As part of the course, students also learn the ins and outs of different political and journalism tools used in the field. Since the class has students with different academic backgrounds, the professors devoted time to ensuring that students understand how to do work in the field, such as interviewing voters. This came into play later on, when students attended campaign events in the field.

“How they put on the rallies was really different. Youngkin had one in an airplane hangar with tons of … people and firefighters [surrounding him],” Lucy Hays said, a sophomore in the SPA. “I enjoyed watching those kinds of things play out.”

Once students returned from the field, they immediately began to work on the course’s final project, which spans from the end of the field experience to the conclusion of the course. Many students drew inspiration from observations they made in the field. 

Hays was struck by the enthusiasm gap between the candidates’ supporters.

“I’m going to be talking to a strategist on both sides about what they did, what their strategy was going into the campaign, what they thought worked and didn’t in generating that enthusiasm,” Hays said.

Similarly, St. Onge was originally going to research the impact that education had on the election outcome but changed her project to explore the role that nationalism played in the Republican campaign strategy. 

“I really want to research and discuss how we lean on nationalism and preying on white fears and anxieties,” St. Onge said. “I also want to touch on how nationalism has been used as a campaign tactic and historical elections and look towards the future.” 

The course, although done several times in the past during presidential campaigns, still took a lot of work to plan, according to Fischer Martin. The planning process began in August when, according to O’Rourke, she and the other instructors began to reach out to individual people and organizations to interview and meet when the class traveled to Richmond.

“We knew that we wanted the students to have an opportunity to attend church services on Sunday morning at a traditionally Black church service, where often on the Sunday before election day, [there’s a] heavy emphasis on turning out and the importance of voting,” O’Rourke said.

The instructors reached out to pastors at churches in and around Richmond, the local chapter of the NAACP, civic engagement directors, and strategists in the Virginia Democratic Party. 

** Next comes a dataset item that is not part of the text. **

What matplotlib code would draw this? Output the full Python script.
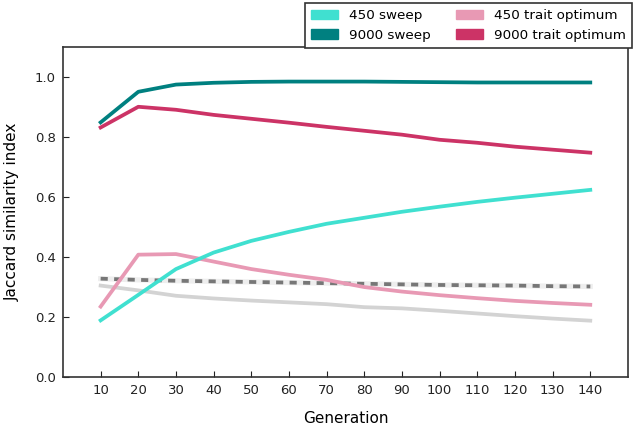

They also reached out to campaign leaders and interest groups that students could talk to while in Richmond. The issue, O’Rourke said, was that many people could not guarantee that they would have the time to meet with the class due to the hectic and triage-like nature of political campaigns in the final days.

Despite these challenges, the course was a success, according to Fischer Martin. Instead of having to wait four years until the next presidential primary, dozens of students were able to take the course just one year after the last election. 

“Obviously we can only offer [the] course every four years and it's always one that's really successful,” Fischer Martin said. “We thought this year we would try to do a similar format with Virginia because of the governor's race there. We knew it was going to be competitive and a lot of eyes would be on Virginia.”

The course was so successful that the three instructors, along with School of Communication and School of Public Affairs leadership, are planning to offer another course next fall. According to the dean of the SPA Vicky Wilkins, the group is looking at offering a similar course aimed at competitive races in the fall. These may include senate races, but the team has not ruled anything out yet.

“It’s a priority of SPA to bring these types of extraordinary experiences to our students,” Wilkins said. “And so if it’s an election class, great, I love working with those faculty. And maybe it’s another experience around another class. Those are the things we really want to be pushing forward and doing and making a priority.”